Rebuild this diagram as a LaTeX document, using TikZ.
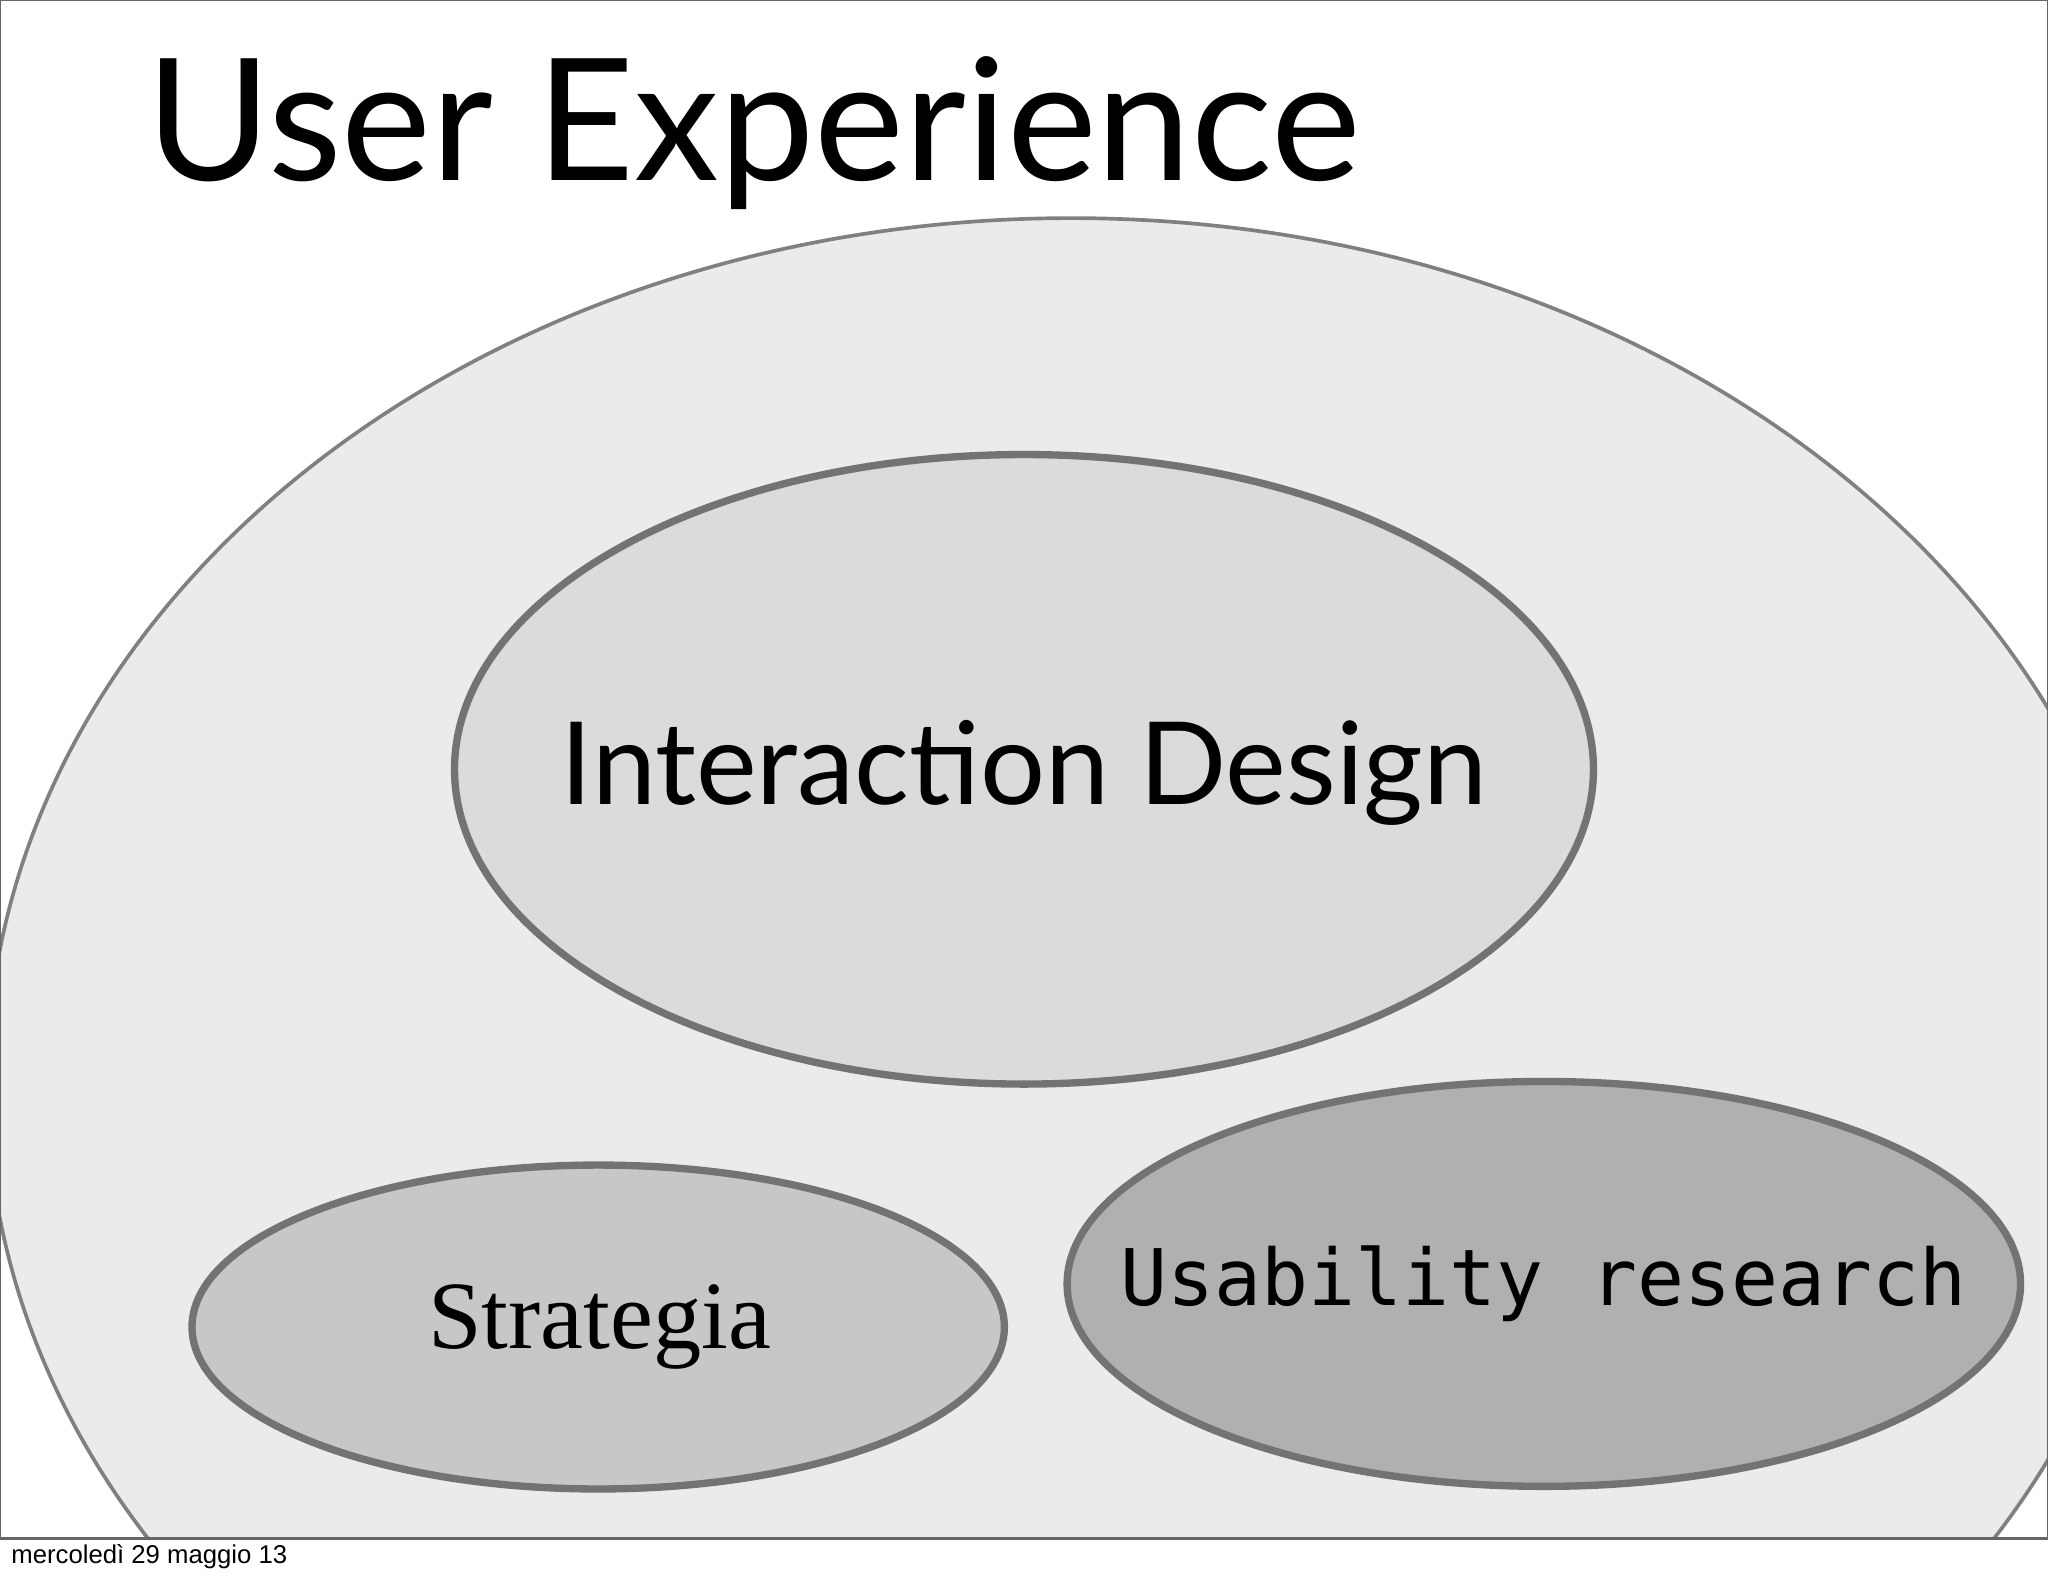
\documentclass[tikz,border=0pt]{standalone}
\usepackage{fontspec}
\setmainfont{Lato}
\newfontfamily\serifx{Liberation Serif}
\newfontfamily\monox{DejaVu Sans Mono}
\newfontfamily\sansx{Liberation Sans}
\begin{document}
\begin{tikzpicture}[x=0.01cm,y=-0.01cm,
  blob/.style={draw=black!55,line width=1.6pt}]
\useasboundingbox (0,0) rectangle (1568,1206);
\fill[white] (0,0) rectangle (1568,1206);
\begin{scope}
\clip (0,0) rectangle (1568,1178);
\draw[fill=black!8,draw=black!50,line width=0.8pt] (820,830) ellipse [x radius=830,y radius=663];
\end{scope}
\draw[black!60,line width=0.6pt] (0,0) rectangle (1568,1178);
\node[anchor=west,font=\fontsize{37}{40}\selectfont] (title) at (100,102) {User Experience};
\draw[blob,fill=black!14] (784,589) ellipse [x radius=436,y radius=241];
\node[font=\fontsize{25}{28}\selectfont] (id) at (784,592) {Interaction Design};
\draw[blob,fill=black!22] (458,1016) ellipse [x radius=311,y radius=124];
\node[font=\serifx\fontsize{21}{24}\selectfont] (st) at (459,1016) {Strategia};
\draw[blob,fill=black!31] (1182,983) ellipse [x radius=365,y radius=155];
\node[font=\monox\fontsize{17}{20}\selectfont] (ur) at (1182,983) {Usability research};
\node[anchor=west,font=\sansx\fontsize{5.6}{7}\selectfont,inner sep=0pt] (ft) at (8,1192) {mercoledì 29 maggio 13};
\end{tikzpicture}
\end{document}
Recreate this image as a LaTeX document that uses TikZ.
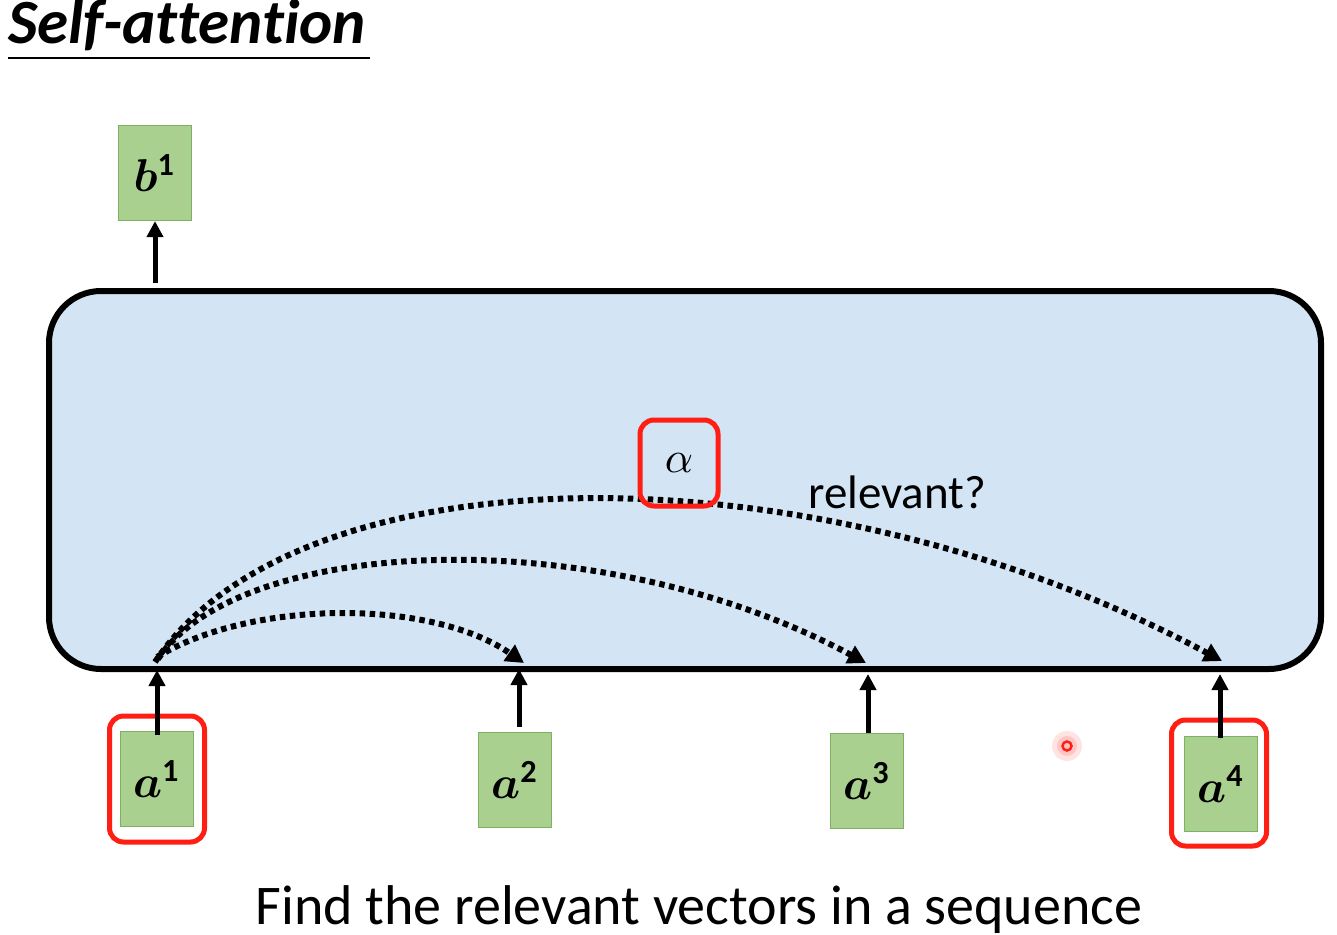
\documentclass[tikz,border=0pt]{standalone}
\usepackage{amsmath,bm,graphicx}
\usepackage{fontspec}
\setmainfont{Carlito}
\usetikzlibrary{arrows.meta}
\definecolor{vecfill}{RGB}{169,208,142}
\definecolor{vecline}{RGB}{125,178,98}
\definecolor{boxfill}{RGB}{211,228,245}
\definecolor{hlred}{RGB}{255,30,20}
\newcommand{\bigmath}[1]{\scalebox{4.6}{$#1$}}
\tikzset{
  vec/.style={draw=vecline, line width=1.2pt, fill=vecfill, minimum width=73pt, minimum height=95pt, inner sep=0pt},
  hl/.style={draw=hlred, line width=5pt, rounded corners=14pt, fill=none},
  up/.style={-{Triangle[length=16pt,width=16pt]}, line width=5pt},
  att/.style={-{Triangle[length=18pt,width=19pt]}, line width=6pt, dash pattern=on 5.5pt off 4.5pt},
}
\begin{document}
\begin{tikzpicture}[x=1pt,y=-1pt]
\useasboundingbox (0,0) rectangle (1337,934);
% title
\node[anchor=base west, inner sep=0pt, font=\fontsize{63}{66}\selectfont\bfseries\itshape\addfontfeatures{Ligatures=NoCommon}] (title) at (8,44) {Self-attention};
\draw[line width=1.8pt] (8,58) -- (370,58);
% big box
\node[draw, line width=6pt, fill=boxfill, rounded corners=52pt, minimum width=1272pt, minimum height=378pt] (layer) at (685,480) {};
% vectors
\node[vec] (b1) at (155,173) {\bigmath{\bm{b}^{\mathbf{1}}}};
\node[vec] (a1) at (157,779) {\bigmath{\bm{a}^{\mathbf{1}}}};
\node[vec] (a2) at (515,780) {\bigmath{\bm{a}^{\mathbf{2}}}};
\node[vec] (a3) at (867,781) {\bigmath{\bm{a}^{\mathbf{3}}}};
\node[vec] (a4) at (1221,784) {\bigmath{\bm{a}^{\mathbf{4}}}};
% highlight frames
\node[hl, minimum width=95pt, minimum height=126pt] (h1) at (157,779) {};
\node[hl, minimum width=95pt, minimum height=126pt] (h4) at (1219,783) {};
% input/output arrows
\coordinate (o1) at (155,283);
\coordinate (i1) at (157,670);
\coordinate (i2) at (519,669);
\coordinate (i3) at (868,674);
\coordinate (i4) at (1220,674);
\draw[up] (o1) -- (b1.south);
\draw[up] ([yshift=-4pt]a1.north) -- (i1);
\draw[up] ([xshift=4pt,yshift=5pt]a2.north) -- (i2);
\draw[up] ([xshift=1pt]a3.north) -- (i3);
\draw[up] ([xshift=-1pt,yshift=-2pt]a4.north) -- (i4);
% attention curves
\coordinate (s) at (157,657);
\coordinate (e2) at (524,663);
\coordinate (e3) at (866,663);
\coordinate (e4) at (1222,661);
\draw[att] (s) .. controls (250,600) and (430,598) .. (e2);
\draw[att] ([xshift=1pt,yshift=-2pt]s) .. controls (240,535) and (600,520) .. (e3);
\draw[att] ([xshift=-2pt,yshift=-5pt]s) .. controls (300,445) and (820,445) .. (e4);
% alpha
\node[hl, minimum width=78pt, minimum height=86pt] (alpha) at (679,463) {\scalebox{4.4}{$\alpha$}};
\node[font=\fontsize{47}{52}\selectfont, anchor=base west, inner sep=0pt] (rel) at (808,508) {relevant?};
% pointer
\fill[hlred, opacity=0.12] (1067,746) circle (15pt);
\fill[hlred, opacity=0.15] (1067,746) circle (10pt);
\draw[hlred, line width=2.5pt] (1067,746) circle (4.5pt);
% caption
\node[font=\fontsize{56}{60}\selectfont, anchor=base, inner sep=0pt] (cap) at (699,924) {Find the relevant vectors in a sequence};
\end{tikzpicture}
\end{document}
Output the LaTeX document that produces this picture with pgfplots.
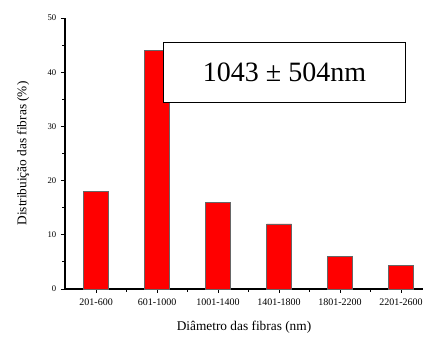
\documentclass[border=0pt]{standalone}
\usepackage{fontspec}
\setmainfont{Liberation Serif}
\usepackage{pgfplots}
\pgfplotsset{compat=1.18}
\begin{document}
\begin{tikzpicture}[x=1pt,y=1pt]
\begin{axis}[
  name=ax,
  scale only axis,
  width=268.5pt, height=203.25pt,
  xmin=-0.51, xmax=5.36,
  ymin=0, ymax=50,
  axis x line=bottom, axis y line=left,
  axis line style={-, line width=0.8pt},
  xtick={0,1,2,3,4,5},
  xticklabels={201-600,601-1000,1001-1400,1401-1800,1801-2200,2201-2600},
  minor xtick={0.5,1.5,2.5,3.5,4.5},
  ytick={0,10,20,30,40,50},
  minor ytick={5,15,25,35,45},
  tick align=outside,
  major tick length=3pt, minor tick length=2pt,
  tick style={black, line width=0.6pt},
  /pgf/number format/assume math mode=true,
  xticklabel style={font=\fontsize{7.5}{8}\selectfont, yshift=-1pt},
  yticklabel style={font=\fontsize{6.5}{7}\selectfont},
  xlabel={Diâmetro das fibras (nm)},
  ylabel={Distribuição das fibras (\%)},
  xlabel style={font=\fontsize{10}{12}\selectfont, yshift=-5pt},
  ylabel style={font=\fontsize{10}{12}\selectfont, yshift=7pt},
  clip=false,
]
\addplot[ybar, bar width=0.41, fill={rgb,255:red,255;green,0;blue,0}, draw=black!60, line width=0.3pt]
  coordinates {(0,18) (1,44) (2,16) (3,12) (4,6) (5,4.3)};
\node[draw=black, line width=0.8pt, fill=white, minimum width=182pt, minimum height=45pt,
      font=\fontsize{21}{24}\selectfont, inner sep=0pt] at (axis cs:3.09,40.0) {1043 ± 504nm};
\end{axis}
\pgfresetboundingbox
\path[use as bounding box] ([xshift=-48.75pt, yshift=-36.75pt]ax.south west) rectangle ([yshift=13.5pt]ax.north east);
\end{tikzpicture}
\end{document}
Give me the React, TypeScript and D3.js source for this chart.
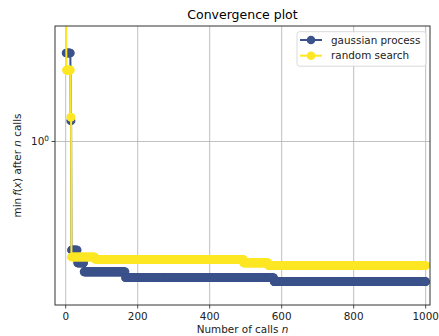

------------------------------------------------------------------------

__EXERCISE OBJECTIVE__: Each line of the material must be retyped exactly, except that images are omitted.

__ANSWER TO THIS PROBLEM__:
Rebuild this diagram as a LaTeX document, using TikZ.
\documentclass[tikz,border=0pt]{standalone}
\usepackage{fontspec}
\setmainfont{Lato}
\newfontfamily\serifx{Liberation Serif}
\newfontfamily\monox{DejaVu Sans Mono}
\newfontfamily\sansx{Liberation Sans}
\begin{document}
\begin{tikzpicture}[x=0.01cm,y=-0.01cm,
  blob/.style={draw=black!55,line width=1.6pt}]
\useasboundingbox (0,0) rectangle (1568,1206);
\fill[white] (0,0) rectangle (1568,1206);
\begin{scope}
\clip (0,0) rectangle (1568,1178);
\draw[fill=black!8,draw=black!50,line width=0.8pt] (820,830) ellipse [x radius=830,y radius=663];
\end{scope}
\draw[black!60,line width=0.6pt] (0,0) rectangle (1568,1178);
\node[anchor=west,font=\fontsize{37}{40}\selectfont] (title) at (100,102) {User Experience};
\draw[blob,fill=black!14] (784,589) ellipse [x radius=436,y radius=241];
\node[font=\fontsize{25}{28}\selectfont] (id) at (784,592) {Interaction Design};
\draw[blob,fill=black!22] (458,1016) ellipse [x radius=311,y radius=124];
\node[font=\serifx\fontsize{21}{24}\selectfont] (st) at (459,1016) {Strategia};
\draw[blob,fill=black!31] (1182,983) ellipse [x radius=365,y radius=155];
\node[font=\monox\fontsize{17}{20}\selectfont] (ur) at (1182,983) {Usability research};
\node[anchor=west,font=\sansx\fontsize{5.6}{7}\selectfont,inner sep=0pt] (ft) at (8,1192) {mercoledì 29 maggio 13};
\end{tikzpicture}
\end{document}
Recreate this image as a LaTeX document that uses TikZ.
\documentclass[tikz,border=0pt]{standalone}
\usepackage{amsmath,bm,graphicx}
\usepackage{fontspec}
\setmainfont{Carlito}
\usetikzlibrary{arrows.meta}
\definecolor{vecfill}{RGB}{169,208,142}
\definecolor{vecline}{RGB}{125,178,98}
\definecolor{boxfill}{RGB}{211,228,245}
\definecolor{hlred}{RGB}{255,30,20}
\newcommand{\bigmath}[1]{\scalebox{4.6}{$#1$}}
\tikzset{
  vec/.style={draw=vecline, line width=1.2pt, fill=vecfill, minimum width=73pt, minimum height=95pt, inner sep=0pt},
  hl/.style={draw=hlred, line width=5pt, rounded corners=14pt, fill=none},
  up/.style={-{Triangle[length=16pt,width=16pt]}, line width=5pt},
  att/.style={-{Triangle[length=18pt,width=19pt]}, line width=6pt, dash pattern=on 5.5pt off 4.5pt},
}
\begin{document}
\begin{tikzpicture}[x=1pt,y=-1pt]
\useasboundingbox (0,0) rectangle (1337,934);
% title
\node[anchor=base west, inner sep=0pt, font=\fontsize{63}{66}\selectfont\bfseries\itshape\addfontfeatures{Ligatures=NoCommon}] (title) at (8,44) {Self-attention};
\draw[line width=1.8pt] (8,58) -- (370,58);
% big box
\node[draw, line width=6pt, fill=boxfill, rounded corners=52pt, minimum width=1272pt, minimum height=378pt] (layer) at (685,480) {};
% vectors
\node[vec] (b1) at (155,173) {\bigmath{\bm{b}^{\mathbf{1}}}};
\node[vec] (a1) at (157,779) {\bigmath{\bm{a}^{\mathbf{1}}}};
\node[vec] (a2) at (515,780) {\bigmath{\bm{a}^{\mathbf{2}}}};
\node[vec] (a3) at (867,781) {\bigmath{\bm{a}^{\mathbf{3}}}};
\node[vec] (a4) at (1221,784) {\bigmath{\bm{a}^{\mathbf{4}}}};
% highlight frames
\node[hl, minimum width=95pt, minimum height=126pt] (h1) at (157,779) {};
\node[hl, minimum width=95pt, minimum height=126pt] (h4) at (1219,783) {};
% input/output arrows
\coordinate (o1) at (155,283);
\coordinate (i1) at (157,670);
\coordinate (i2) at (519,669);
\coordinate (i3) at (868,674);
\coordinate (i4) at (1220,674);
\draw[up] (o1) -- (b1.south);
\draw[up] ([yshift=-4pt]a1.north) -- (i1);
\draw[up] ([xshift=4pt,yshift=5pt]a2.north) -- (i2);
\draw[up] ([xshift=1pt]a3.north) -- (i3);
\draw[up] ([xshift=-1pt,yshift=-2pt]a4.north) -- (i4);
% attention curves
\coordinate (s) at (157,657);
\coordinate (e2) at (524,663);
\coordinate (e3) at (866,663);
\coordinate (e4) at (1222,661);
\draw[att] (s) .. controls (250,600) and (430,598) .. (e2);
\draw[att] ([xshift=1pt,yshift=-2pt]s) .. controls (240,535) and (600,520) .. (e3);
\draw[att] ([xshift=-2pt,yshift=-5pt]s) .. controls (300,445) and (820,445) .. (e4);
% alpha
\node[hl, minimum width=78pt, minimum height=86pt] (alpha) at (679,463) {\scalebox{4.4}{$\alpha$}};
\node[font=\fontsize{47}{52}\selectfont, anchor=base west, inner sep=0pt] (rel) at (808,508) {relevant?};
% pointer
\fill[hlred, opacity=0.12] (1067,746) circle (15pt);
\fill[hlred, opacity=0.15] (1067,746) circle (10pt);
\draw[hlred, line width=2.5pt] (1067,746) circle (4.5pt);
% caption
\node[font=\fontsize{56}{60}\selectfont, anchor=base, inner sep=0pt] (cap) at (699,924) {Find the relevant vectors in a sequence};
\end{tikzpicture}
\end{document}
Output the LaTeX document that produces this picture with pgfplots.
\documentclass[border=0pt]{standalone}
\usepackage{fontspec}
\setmainfont{Liberation Serif}
\usepackage{pgfplots}
\pgfplotsset{compat=1.18}
\begin{document}
\begin{tikzpicture}[x=1pt,y=1pt]
\begin{axis}[
  name=ax,
  scale only axis,
  width=268.5pt, height=203.25pt,
  xmin=-0.51, xmax=5.36,
  ymin=0, ymax=50,
  axis x line=bottom, axis y line=left,
  axis line style={-, line width=0.8pt},
  xtick={0,1,2,3,4,5},
  xticklabels={201-600,601-1000,1001-1400,1401-1800,1801-2200,2201-2600},
  minor xtick={0.5,1.5,2.5,3.5,4.5},
  ytick={0,10,20,30,40,50},
  minor ytick={5,15,25,35,45},
  tick align=outside,
  major tick length=3pt, minor tick length=2pt,
  tick style={black, line width=0.6pt},
  /pgf/number format/assume math mode=true,
  xticklabel style={font=\fontsize{7.5}{8}\selectfont, yshift=-1pt},
  yticklabel style={font=\fontsize{6.5}{7}\selectfont},
  xlabel={Diâmetro das fibras (nm)},
  ylabel={Distribuição das fibras (\%)},
  xlabel style={font=\fontsize{10}{12}\selectfont, yshift=-5pt},
  ylabel style={font=\fontsize{10}{12}\selectfont, yshift=7pt},
  clip=false,
]
\addplot[ybar, bar width=0.41, fill={rgb,255:red,255;green,0;blue,0}, draw=black!60, line width=0.3pt]
  coordinates {(0,18) (1,44) (2,16) (3,12) (4,6) (5,4.3)};
\node[draw=black, line width=0.8pt, fill=white, minimum width=182pt, minimum height=45pt,
      font=\fontsize{21}{24}\selectfont, inner sep=0pt] at (axis cs:3.09,40.0) {1043 ± 504nm};
\end{axis}
\pgfresetboundingbox
\path[use as bounding box] ([xshift=-48.75pt, yshift=-36.75pt]ax.south west) rectangle ([yshift=13.5pt]ax.north east);
\end{tikzpicture}
\end{document}
Give me the React, TypeScript and D3.js source for this chart.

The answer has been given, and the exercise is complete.